Restore the compute (worker) hosts, one at a time.
Restore the compute (worker) hosts following the same procedure used to restore controller-1.
Unlock the compute hosts. The restore is complete.
The state of the hosts when the restore operation is complete is as follows:
~(keystone_admin)$ system host-list +----+-------------+------------+---------------+-----------+------------+ | id | hostname | personality| administrative|operational|availability| +----+-------------+------------+---------------+-----------+------------+ | 1 | controller-0| controller | unlocked |enabled |available | | 2 | controller-1| controller | unlocked |enabled |available | | 3 | storage-0 | storage | unlocked |enabled |available | | 4 | storage-1 | storage | unlocked |enabled |available | | 5 | compute-0 | worker | unlocked |enabled |available | | 6 | compute-1 | worker | unlocked |enabled |available | +----+-------------+------------+---------------+-----------+------------+
For Duplex systems only, if
wipe_ceph_osds
is set to false, wait for the apps to transition from 'restore-requested' to the 'applied' state.If the apps are in 'apply-failed' state, ensure access to the docker registry, and execute the following command for all custom applications that need to be restored:
~(keystone_admin)$ system application-apply <application>
For example, execute the following to restore stx-openstack.

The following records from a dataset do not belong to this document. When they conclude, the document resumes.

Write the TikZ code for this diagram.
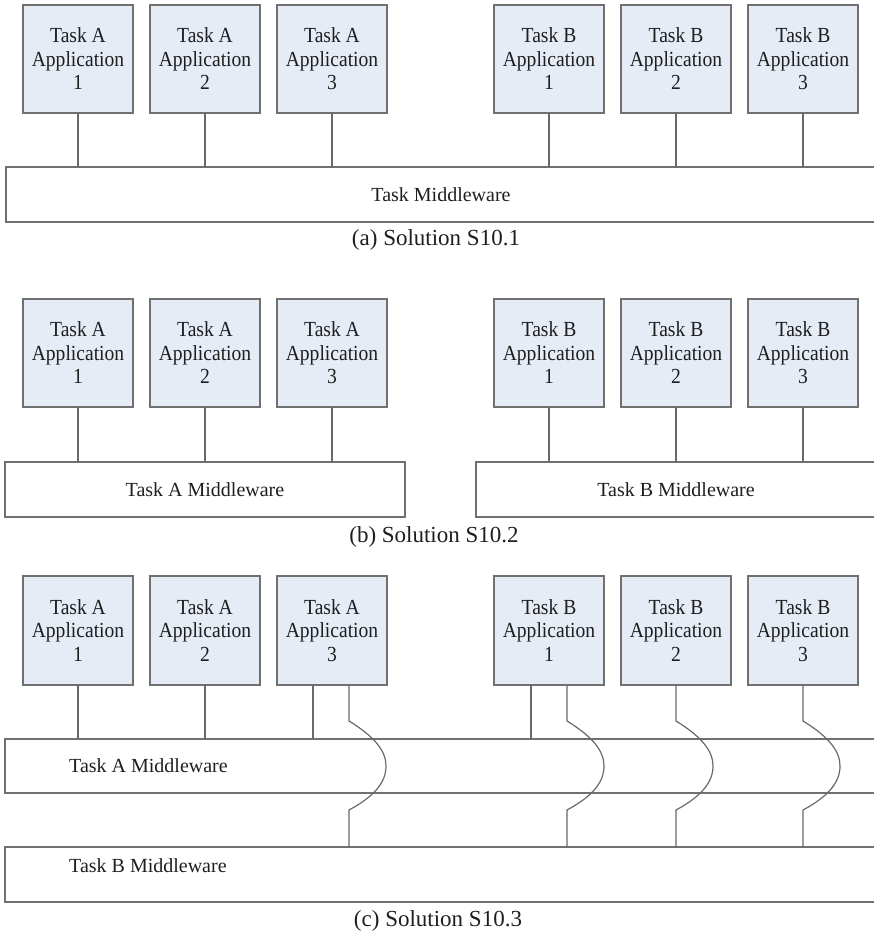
\documentclass[tikz,border=0pt]{standalone}
\usepackage{fontspec}
\setmainfont{Liberation Serif}
\newfontfamily\boxfont[FakeStretch=0.91]{Liberation Serif}
\usetikzlibrary{calc}
\definecolor{appfill}{RGB}{230,236,246}
\definecolor{edgegray}{RGB}{112,112,112}
\definecolor{linegray}{RGB}{105,105,105}
\definecolor{txt}{RGB}{30,30,30}
\tikzset{
  appbox/.style={draw=edgegray, fill=appfill, line width=1.6pt, minimum width=110pt,
    minimum height=108pt, inner sep=0pt, outer sep=0pt, align=center, text=txt,
    font=\boxfont\fontsize{21.5}{23.5}\selectfont},
  mwbox/.style={draw=edgegray, line width=1.6pt, inner sep=0pt, outer sep=0pt, text=txt,
    font=\fontsize{20}{23}\selectfont},
  mwlabel/.style={anchor=west, inner sep=0pt, text=txt, font=\fontsize{20}{23}\selectfont},
  caption/.style={inner sep=0pt, text=txt, font=\fontsize{23}{26}\selectfont},
  conn/.style={draw=linegray, line width=1.2pt}
}
\newcommand\hopline[2]{%
  \draw[conn] (#1) -- ($(#1)+(0,36)$)
    .. controls ($(#1)+(26,52)$) and ($(#1)+(37,66)$) .. ($(#1)+(37,81)$)
    .. controls ($(#1)+(37,97)$) and ($(#1)+(26,111)$) .. ($(#1)+(0,125)$)
    -- (#1 |- #2.north);}
\begin{document}
\begin{tikzpicture}[x=1pt,y=-1pt]
\clip (0,0) rectangle (874,936);
\useasboundingbox (0,0) rectangle (874,936);
% ---------- (a) ----------
\node[appbox] (a1) at (78,59)  {Task A\\Application\\1};
\node[appbox] (a2) at (205,59) {Task A\\Application\\2};
\node[appbox] (a3) at (332,59) {Task A\\Application\\3};
\node[appbox] (b1) at (549,59) {Task B\\Application\\1};
\node[appbox] (b2) at (676,59) {Task B\\Application\\2};
\node[appbox] (b3) at (803,59) {Task B\\Application\\3};
\node[mwbox, minimum width=870pt, minimum height=55pt] (mw) at (441,194.5) {Task Middleware};
\foreach \n in {a1,a2,a3,b1,b2,b3} \draw[conn] (\n.south) -- (\n.south |- mw.north);
\node[caption] (capa) at (436,240) {(a) Solution S10.1};
% ---------- (b) ----------
\node[appbox] (ba1) at (78,353)  {Task A\\Application\\1};
\node[appbox] (ba2) at (205,353) {Task A\\Application\\2};
\node[appbox] (ba3) at (332,353) {Task A\\Application\\3};
\node[appbox] (bb1) at (549,353) {Task B\\Application\\1};
\node[appbox] (bb2) at (676,353) {Task B\\Application\\2};
\node[appbox] (bb3) at (803,353) {Task B\\Application\\3};
\node[mwbox, minimum width=400pt, minimum height=55pt] (bmwa) at (205,489.5) {Task A Middleware};
\node[mwbox, minimum width=400pt, minimum height=55pt] (bmwb) at (676,489.5) {Task B Middleware};
\foreach \n in {ba1,ba2,ba3} \draw[conn] (\n.south) -- (\n.south |- bmwa.north);
\foreach \n in {bb1,bb2,bb3} \draw[conn] (\n.south) -- (\n.south |- bmwb.north);
\node[caption] (capb) at (434,537) {(b) Solution S10.2};
% ---------- (c) ----------
\node[appbox, minimum height=109pt] (ca1) at (78,630.5)  {Task A\\Application\\1};
\node[appbox, minimum height=109pt] (ca2) at (205,630.5) {Task A\\Application\\2};
\node[appbox, minimum height=109pt] (ca3) at (332,630.5) {Task A\\Application\\3};
\node[appbox, minimum height=109pt] (cb1) at (549,630.5) {Task B\\Application\\1};
\node[appbox, minimum height=109pt] (cb2) at (676,630.5) {Task B\\Application\\2};
\node[appbox, minimum height=109pt] (cb3) at (803,630.5) {Task B\\Application\\3};
\node[mwbox, minimum width=872pt, minimum height=54pt] (cmwa) at (441,766) {};
\node[mwbox, minimum width=872pt, minimum height=55pt] (cmwb) at (441,874.5) {};
\node[mwlabel] (cla) at (69,766) {Task A Middleware};
\node[mwlabel] (clb) at (69,866) {Task B Middleware};
% Task A connectors
\draw[conn] (ca1.south) -- (ca1.south |- cmwa.north);
\draw[conn] (ca2.south) -- (ca2.south |- cmwa.north);
\coordinate (ca3l) at ($(ca3.south)+(-19,0)$);
\coordinate (ca3r) at ($(ca3.south)+(17,0)$);
\draw[conn] (ca3l) -- (ca3l |- cmwa.north);
\hopline{ca3r}{cmwb}
% Task B connectors
\coordinate (cb1l) at ($(cb1.south)+(-18,0)$);
\coordinate (cb1r) at ($(cb1.south)+(18,0)$);
\draw[conn] (cb1l) -- (cb1l |- cmwa.north);
\hopline{cb1r}{cmwb}
\coordinate (cb2c) at (cb2.south);
\hopline{cb2c}{cmwb}
\coordinate (cb3c) at (cb3.south);
\hopline{cb3c}{cmwb}
\node[caption] (capc) at (438,921) {(c) Solution S10.3};
\end{tikzpicture}
\end{document}
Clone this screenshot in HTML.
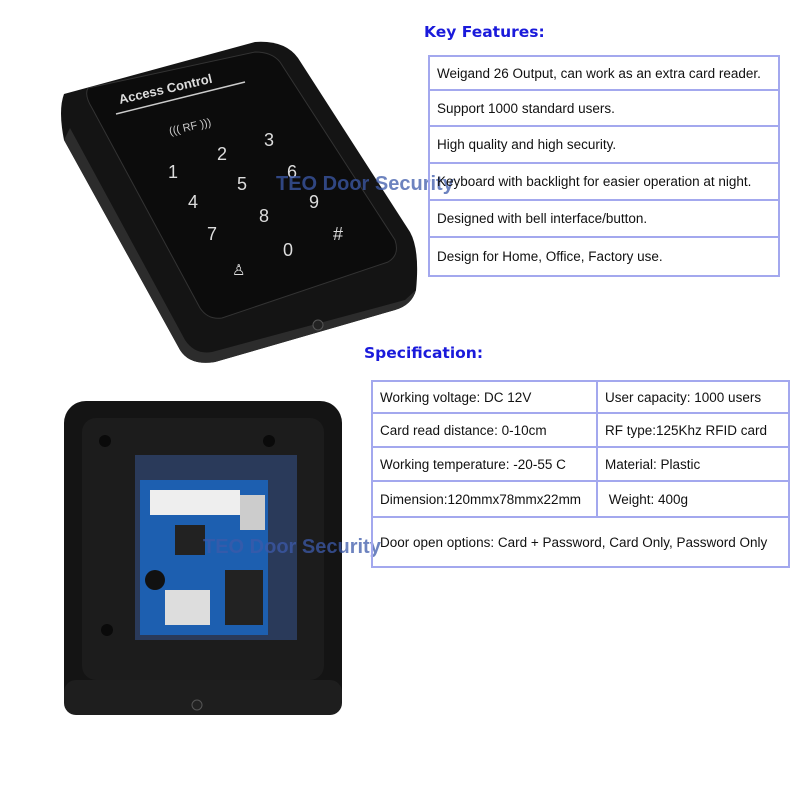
<!DOCTYPE html>
<html><head><style>
body{margin:0;width:800px;height:800px;background:#fff;position:relative;overflow:hidden;font-family:"Liberation Sans",Arial,sans-serif}
.h{position:absolute;color:#1a1adb;font-weight:bold;font-size:15.5px;font-family:"DejaVu Sans",sans-serif}
table{position:absolute;border-collapse:collapse;font-size:13.5px;color:#111;table-layout:fixed}
td{border:2px solid #a3a8ee;padding:0 7px;white-space:nowrap;overflow:hidden}
</style></head><body>
<svg width="800" height="800" style="position:absolute;left:0;top:0">
<path d="M64,94 L255,42 Q285,40 298,58 L410,232 Q420,250 416,290 Q412,305 395,310 L215,362 Q190,366 180,350 L64,140 Q58,110 64,94Z" fill="#141414"/>
<path d="M64,140 L180,350 Q190,366 215,362 L395,310 Q412,305 416,290 L405,300 L212,352 Q195,355 185,340 L70,128Z" fill="#2c2c2c"/>
<path d="M88,88 L255,52 Q272,52 280,62 L395,240 Q400,255 388,262 L222,318 Q208,320 200,308 L92,108 Q84,95 88,88Z" fill="#0c0c0c" stroke="#333" stroke-width="1"/>
<text x="120" y="104" fill="#ddd" font-size="13" font-weight="bold" transform="rotate(-13 120 104)">Access Control</text>
<line x1="116" y1="114" x2="245" y2="82" stroke="#ccc" stroke-width="1.5"/>
<text x="170" y="135" fill="#ccc" font-size="11" transform="rotate(-13 170 135)">((( RF )))</text>
<g fill="#ddd" font-size="18">
<text x="168" y="178">1</text><text x="217" y="160">2</text><text x="264" y="146">3</text>
<text x="188" y="208">4</text><text x="237" y="190">5</text><text x="287" y="178">6</text>
<text x="207" y="240">7</text><text x="259" y="222">8</text><text x="309" y="208">9</text>
<text x="232" y="275" font-size="15">♙</text><text x="283" y="256">0</text><text x="333" y="240">#</text>
</g>
<circle cx="318" cy="325" r="5" fill="#222" stroke="#555"/>
<rect x="64" y="401" width="278" height="314" rx="22" fill="#141414"/>
<rect x="82" y="418" width="242" height="262" rx="14" fill="#1c1c1c"/>
<rect x="64" y="680" width="278" height="35" rx="12" fill="#1e1e1e"/>
<circle cx="197" cy="705" r="5" fill="#222" stroke="#555"/>
<circle cx="105" cy="441" r="6" fill="#0a0a0a"/><circle cx="269" cy="441" r="6" fill="#0a0a0a"/>
<circle cx="107" cy="630" r="6" fill="#0a0a0a"/><circle cx="284" cy="630" r="6" fill="#0a0a0a"/>
<rect x="135" y="455" width="162" height="185" fill="#2a3a5a"/>
<rect x="140" y="480" width="128" height="155" fill="#1d5fb0"/>
<rect x="150" y="490" width="90" height="25" fill="#eee"/>
<rect x="175" y="525" width="30" height="30" fill="#222"/>
<circle cx="155" cy="580" r="10" fill="#111"/>
<rect x="165" y="590" width="45" height="35" fill="#ddd"/>
<rect x="225" y="570" width="38" height="55" fill="#222"/>
<rect x="240" y="495" width="25" height="35" fill="#ccc"/>
</svg>
<div style="position:absolute;left:276px;top:173px;font-size:20px;font-weight:bold;color:rgba(60,90,170,.75)">TEO Door Security</div>
<div style="position:absolute;left:203px;top:536px;font-size:20px;font-weight:bold;color:rgba(60,90,170,.75)">TEO Door Security</div>
<div class="h" style="left:424px;top:23px">Key Features:</div>
<table style="left:428px;top:55px;width:352px">
<tr style="height:34px"><td>Weigand 26 Output, can work as an extra card reader.</td></tr>
<tr style="height:36px"><td>Support 1000 standard users.</td></tr>
<tr style="height:37px"><td>High quality and high security.</td></tr>
<tr style="height:37px"><td>Keyboard with backlight for easier operation at night.</td></tr>
<tr style="height:37px"><td>Designed with bell interface/button.</td></tr>
<tr style="height:39px"><td>Design for Home, Office, Factory use.</td></tr>
</table>
<div class="h" style="left:364px;top:344px">Specification:</div>
<table style="left:371px;top:380px;width:419px">
<tr style="height:32px"><td style="width:209px">Working voltage: DC 12V</td><td>User capacity: 1000 users</td></tr>
<tr style="height:34px"><td>Card read distance: 0-10cm</td><td>RF type:125Khz RFID card</td></tr>
<tr style="height:34px"><td>Working temperature: -20-55 C</td><td>Material: Plastic</td></tr>
<tr style="height:36px"><td>Dimension:120mmx78mmx22mm</td><td>&nbsp;Weight: 400g</td></tr>
<tr style="height:50px"><td colspan="2">Door open options: Card + Password, Card Only, Password Only</td></tr>
</table>
</body></html>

~(keystone_admin)$ system application-apply stx-openstack
Passwords for local user accounts must be restored manually since they are not included as part of the backup and restore procedures.
After restoring a Distributed Cloud subcloud, you need to bring it back to the managed state on the Central Cloud (SystemController), by using the following commands:
$ source /etc/platform/openrc ~(keystone_admin)$ dcmanager subcloud manage <subcloud-name>
where <subcloud-name> is the name of the subcloud to be managed.